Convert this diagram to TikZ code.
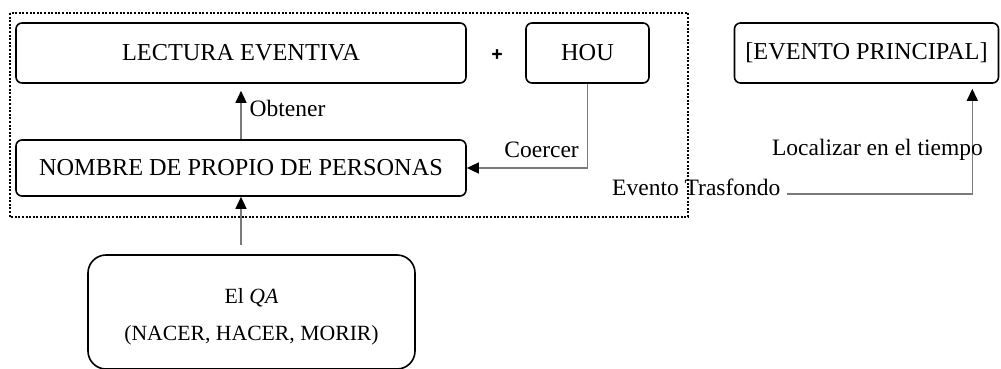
\documentclass[tikz,border=0pt]{standalone}
\usepackage{fontspec}
\setmainfont{Liberation Serif}
\newfontfamily\plusfont[FakeBold=2]{DejaVu Sans}
\usetikzlibrary{arrows.meta,calc}
\definecolor{conncol}{HTML}{7A7A7A}
\tikzset{
  box/.style={draw=black, line width=1.6pt, rounded corners=6pt, inner sep=0pt,
    font=\fontsize{24.3pt}{28pt}\selectfont},
  lbl/.style={inner sep=0pt, font=\fontsize{23.5pt}{28pt}\selectfont},
  conn/.style={draw=conncol, line width=1.3pt,
    -{Triangle[length=12pt,width=11pt,color=black]}},
  frame/.style={draw=black, line width=2.4pt, dash pattern=on 2pt off 1.6pt}
}
\begin{document}
\begin{tikzpicture}[x=1pt,y=-1pt]
\useasboundingbox (0,0) rectangle (1001,369);
% dotted frame
\draw[frame] (10,13) rectangle (688,217);
% boxes
\node[box, minimum width=450pt, minimum height=60pt] (lect) at (241,53) {LECTURA EVENTIVA};
\node[box, minimum width=123pt, minimum height=60pt] (hou) at (587.5,53) {HOU};
\node[box, minimum width=264pt, minimum height=60pt] (evp) at (866.5,53) {[EVENTO PRINCIPAL]};
\node[box, minimum width=450pt, minimum height=56pt] (nom) at (241,168) {NOMBRE DE PROPIO DE PERSONAS};
\node[box, rounded corners=18pt, minimum width=327pt, minimum height=114pt,
  label={[name=qatext, align=center, inner sep=0pt, yshift=-5pt,
    font=\fontsize{21.7pt}{37pt}\selectfont]center:{El \textit{QA}\\(NACER, HACER, MORIR)}}]
  (qa) at (251.5,312) {};
% plus sign
\node[inner sep=0pt, font=\fontsize{15pt}{15pt}\plusfont\bfseries] (plus) at (497,54) {+};
% connectors
\draw[conn, shorten <=9pt] (qa.north -| nom.south) -- (nom.south);
\draw[conn, shorten >=7pt] (nom.north) -- (lect.south)
  node[lbl, pos=0.55, right=8pt] {Obtener};
\draw[conn] (hou.south) |- (nom.east);
\node[lbl, anchor=east] (coer) at (579,150) {Coercer};
\node[lbl, anchor=base west] (et) at (612,195) {Evento Trasfondo};
\coordinate (evpin) at ([xshift=-27pt, yshift=-5pt]evp.south east);
\draw[conn] ([xshift=6pt, yshift=1pt]et.base east) -| (evpin);
\node[lbl] (loc) at (877.5,150) {Localizar en el tiempo};
\end{tikzpicture}
\end{document}
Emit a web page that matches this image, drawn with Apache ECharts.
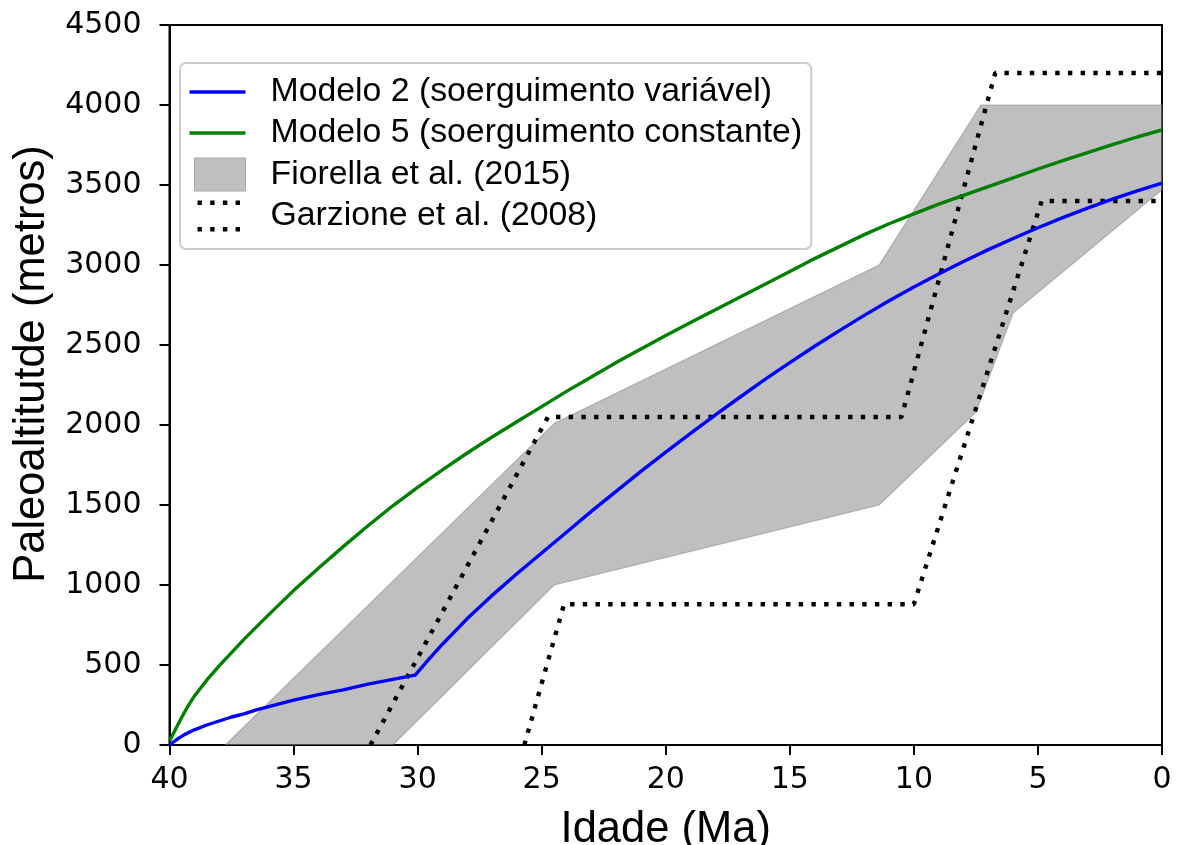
<!DOCTYPE html>
<html>
<head>
<meta charset="utf-8">
<script src="https://cdn.jsdelivr.net/npm/echarts@6/dist/echarts.min.js"></script>
<style>
  html, body { margin: 0; padding: 0; background: #ffffff; }
  #chart { width: 1177px; height: 845px; }
</style>
</head>
<body>
<div id="chart"></div>
<script>
// Idade (Ma) x Paleoaltitude (m)
const ageTicks = [40, 35, 30, 25, 20, 15, 10, 5, 0];
const altTicks = [0, 500, 1000, 1500, 2000, 2500, 3000, 3500, 4000, 4500];

// Modelo 2 (soerguimento variável): [idade, altitude]
const modelo2 = [
  [40, 0], [39.7, 35], [39.4, 65], [39, 95], [38.5, 125], [38, 150], [37.5, 175],
  [37, 195], [36.5, 220], [36, 240], [35, 280], [34, 315], [33, 345], [32, 380],
  [31, 410], [30.1, 437], [29.5, 545], [29, 630], [28, 790], [27, 935], [26, 1070],
  [25, 1200], [24, 1330], [23, 1460], [22, 1585], [21, 1710], [20, 1830], [19, 1948],
  [18, 2063], [17, 2175], [16, 2285], [15, 2390], [14, 2492], [13, 2590], [12, 2685],
  [11, 2776], [10, 2862], [9, 2944], [8, 3022], [7, 3096], [6, 3166], [5, 3233],
  [4, 3296], [3, 3356], [2, 3412], [1, 3463], [0, 3512]
];

// Modelo 5 (soerguimento constante)
const modelo5 = [
  [40, 25], [39.75, 100], [39.5, 175], [39.25, 245], [39, 305], [38.5, 405],
  [38, 495], [37, 660], [36, 815], [35, 965],
  [34, 1105], [33, 1240], [32, 1370], [31, 1495], [30, 1610], [29, 1720], [28, 1825],
  [27, 1925], [26, 2020], [25, 2115], [24, 2210], [23, 2300], [22, 2390], [21, 2475],
  [20, 2560], [19, 2640], [18, 2720], [17, 2800], [16, 2880], [15, 2960], [14, 3040],
  [13, 3115], [12, 3190], [11, 3258], [10, 3320], [9, 3380], [8, 3435], [7, 3490],
  [6, 3545], [5, 3600], [4, 3652], [3, 3702], [2, 3752], [1, 3800], [0, 3845]
];

// Fiorella et al. (2015): upper and lower limits of the envelope
const fiorellaTopo = [[37.75, 0], [24.5, 2010], [11.4, 3000], [7.3, 4000], [0, 4000]];
const fiorellaBase = [[31.0, 0], [24.5, 1000], [11.4, 1500], [7.5, 2080], [6.0, 2700], [0, 3470]];

// Garzione et al. (2008): two stepwise histories
const garzioneA = [[31.9, 0], [24.75, 2050], [10.5, 2050], [6.72, 4200], [0, 4200]];
const garzioneB = [[25.7, 0], [24.1, 880], [10.0, 880], [4.85, 3400], [0, 3400]];

const names = {
  m2: 'Modelo 2 (soerguimento variável)',
  m5: 'Modelo 5 (soerguimento constante)',
  fio: 'Fiorella et al. (2015)',
  gar: 'Garzione et al. (2008)'
};

// Legend icons (76 x 34 boxes; the invisible corner moves fix the box size)
const iconLine = 'path://M0,0M0,15.3L56,15.3L56,18.7L0,18.7ZM76,34';
const iconRect = 'path://M0,0M5,0.5L56,0.5L56,33.5L5,33.5ZM76,34';
function dotRow(y) {
  let d = '';
  [8, 20.7, 33.4, 46.1].forEach(function (x) {
    d += 'M' + x + ',' + y + 'L' + (x + 4.4) + ',' + y + 'L' + (x + 4.4) + ',' + (y + 4.4) + 'L' + x + ',' + (y + 4.4) + 'Z';
  });
  return d;
}
const iconDots = 'path://M0,0' + dotRow(1.5) + dotRow(28.1) + 'M76,34';

const chart = echarts.init(document.getElementById('chart'), null, { renderer: 'canvas' });

const axisCommon = {
  type: 'value',
  axisLine: { show: true, onZero: false, lineStyle: { color: '#000', width: 2 } },
  axisTick: { show: true, inside: false, length: 10, lineStyle: { color: '#000', width: 2 } },
  splitLine: { show: false },
  nameLocation: 'middle',
  nameTextStyle: { fontFamily: 'Liberation Sans', fontSize: 43.5, color: '#000' }
};

const plainNumber = function (v) { return String(v); };

chart.setOption({
  animation: false,
  backgroundColor: '#ffffff',
  grid: {
    left: 169.5, right: 15, top: 25, bottom: 100,
    outerBoundsMode: 'none', containLabel: false,
    show: true, borderColor: '#000', borderWidth: 2, backgroundColor: 'transparent'
  },
  legend: {
    orient: 'vertical',
    left: 180, top: 63,
    padding: [12, 9, 16, 9],
    itemWidth: 76, itemHeight: 34, itemGap: 7,
    backgroundColor: 'rgba(255,255,255,0.8)',
    borderColor: '#cccccc', borderWidth: 2, borderRadius: 6,
    textStyle: { fontFamily: 'Liberation Sans', fontSize: 33.8, color: '#000' },
    itemStyle: { borderWidth: 0 },
    symbolKeepAspect: false,
    selectedMode: false,
    data: [
      { name: names.m2, icon: iconLine },
      { name: names.m5, icon: iconLine },
      { name: names.fio, icon: iconRect, itemStyle: { color: '#bfbfbf', borderColor: '#a9a9a9', borderWidth: 1 } },
      { name: names.gar, icon: iconDots, itemStyle: { color: '#000' } }
    ]
  },
  xAxis: Object.assign({}, axisCommon, {
    inverse: true,
    min: ageTicks[ageTicks.length - 1], max: ageTicks[0], interval: 5,
    name: 'Idade (Ma)', nameGap: 63,
    axisLabel: {
      fontFamily: 'DejaVu Sans', fontSize: 30, color: '#000', margin: 20,
      formatter: plainNumber,
      showMinLabel: true, showMaxLabel: true, hideOverlap: false
    }
  }),
  yAxis: Object.assign({}, axisCommon, {
    min: altTicks[0], max: altTicks[altTicks.length - 1], interval: 500,
    name: 'Paleoaltitutde (metros)', nameGap: 115, nameRotate: 90,
    nameTextStyle: { fontFamily: 'Liberation Sans', fontSize: 43.5, color: '#000', padding: [0, 0, 0, 42] },
    axisLabel: {
      fontFamily: 'DejaVu Sans', fontSize: 30, color: '#000', margin: 28,
      formatter: plainNumber,
      showMinLabel: true, showMaxLabel: true, hideOverlap: false
    }
  }),
  series: [
    {
      name: names.fio,
      type: 'custom',
      z: 1,
      clip: true,
      silent: true,
      itemStyle: { color: '#808080' },
      data: [[fiorellaTopo[0][0], fiorellaTopo[0][1]]],
      renderItem: function (params, api) {
        const ring = fiorellaTopo.concat(fiorellaBase.slice().reverse());
        const pts = ring.map(function (p) { return api.coord(p); });
        return {
          type: 'polygon',
          shape: { points: pts },
          style: { fill: '#808080', stroke: '#808080', lineWidth: 1.2, opacity: 0.5 }
        };
      }
    },
    {
      name: names.gar, type: 'line', z: 3, data: garzioneA,
      showSymbol: false, symbol: 'none', silent: true,
      lineStyle: { color: '#000', width: 4.4, type: [4.4, 8.3], cap: 'butt' },
      itemStyle: { color: '#000' }
    },
    {
      name: names.gar, type: 'line', z: 3, data: garzioneB,
      showSymbol: false, symbol: 'none', silent: true,
      lineStyle: { color: '#000', width: 4.4, type: [4.4, 8.3], cap: 'butt' },
      itemStyle: { color: '#000' }
    },
    {
      name: names.m2, type: 'line', z: 4, data: modelo2,
      showSymbol: false, symbol: 'none', silent: true,
      lineStyle: { color: '#0000ff', width: 3.4 },
      itemStyle: { color: '#0000ff' }
    },
    {
      name: names.m5, type: 'line', z: 4, data: modelo5,
      showSymbol: false, symbol: 'none', silent: true,
      lineStyle: { color: '#008000', width: 3.4 },
      itemStyle: { color: '#008000' }
    }
  ]
});
</script>
</body>
</html>
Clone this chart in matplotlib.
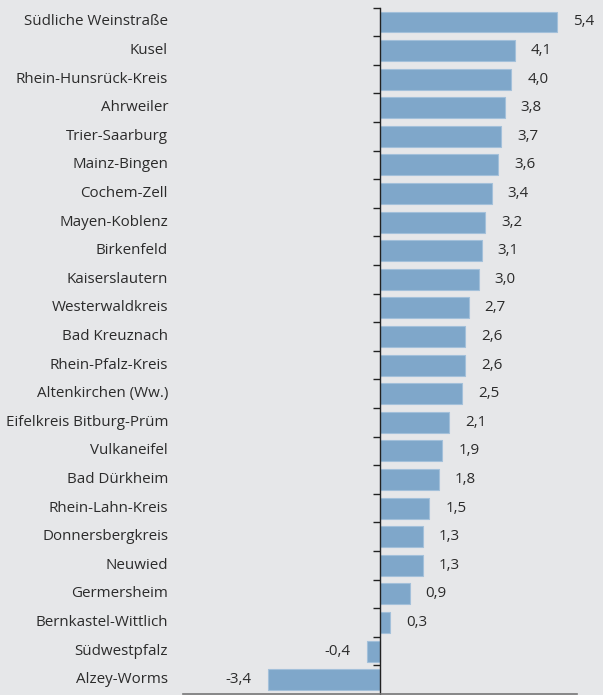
import numpy as np
import matplotlib.pyplot as plt
import matplotlib.transforms as mtransforms

plt.rcParams['font.family'] = ['Open Sans', 'DejaVu Sans']

regions = ['Südliche Weinstraße', 'Kusel', 'Rhein-Hunsrück-Kreis', 'Ahrweiler',
           'Trier-Saarburg', 'Mainz-Bingen', 'Cochem-Zell', 'Mayen-Koblenz',
           'Birkenfeld', 'Kaiserslautern', 'Westerwaldkreis', 'Bad Kreuznach',
           'Rhein-Pfalz-Kreis', 'Altenkirchen (Ww.)', 'Eifelkreis Bitburg-Prüm',
           'Vulkaneifel', 'Bad Dürkheim', 'Rhein-Lahn-Kreis', 'Donnersbergkreis',
           'Neuwied', 'Germersheim', 'Bernkastel-Wittlich', 'Südwestpfalz',
           'Alzey-Worms']
values = [5.4, 4.1, 4.0, 3.8, 3.7, 3.6, 3.4, 3.2, 3.1, 3.0, 2.7, 2.6, 2.6,
          2.5, 2.1, 1.9, 1.8, 1.5, 1.3, 1.3, 0.9, 0.3, -0.4, -3.4]

bg = '#e6e7e9'
bar_col = '#7fa7ca'
txt_col = '#2b2b2b'
fs = 10.9

fig = plt.figure(figsize=(6.03, 6.95), dpi=100, facecolor=bg)
ax = fig.add_axes([0.3035, 0.0015, 0.6534, 0.9875], facecolor=bg)

y = np.arange(len(regions))
ax.barh(y, values, height=0.73, color=bar_col, edgecolor='#a3c0da', linewidth=0.8)

ax.set_xlim(-6, 6)
ax.set_ylim(len(regions) - 0.5, -0.5)

# zero line with small ticks between the bars
ax.spines['left'].set_position(('data', 0))
ax.spines['left'].set_color('#222222')
ax.spines['left'].set_linewidth(1.0)
ax.spines['top'].set_visible(False)
ax.spines['right'].set_visible(False)
ax.spines['bottom'].set_color('#777777')
ax.spines['bottom'].set_linewidth(1.2)
ax.set_xticks([])
ax.set_yticks(np.arange(-0.5, len(regions) - 0.5, 1))
ax.tick_params(axis='y', direction='out', length=5, width=1, color='#222222',
               labelleft=False)

# category labels to the left of the axes
trans = mtransforms.blended_transform_factory(ax.transAxes, ax.transData)
for yi, name in zip(y, regions):
    ax.annotate(name, (0, yi), xycoords=trans, xytext=(-15, 0),
                textcoords='offset pixels', ha='right', va='center',
                fontsize=fs, color=txt_col)

# value labels
for yi, v in zip(y, values):
    lab = f'{v:.1f}'.replace('.', ',')
    if v >= 0:
        ax.annotate(lab, (v, yi), xytext=(16, 0), textcoords='offset pixels',
                    ha='left', va='center', fontsize=fs, color=txt_col)
    else:
        ax.annotate(lab, (v, yi), xytext=(-17, 0), textcoords='offset pixels',
                    ha='right', va='center', fontsize=fs, color=txt_col)

fig.savefig('out.png', dpi=100, facecolor=bg)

• [What you need to do] Gather each line in these records that contains the string "with".

• [Problem solution]
Emit a web page that matches this image, drawn with Apache ECharts.
# zero line with small ticks between the bars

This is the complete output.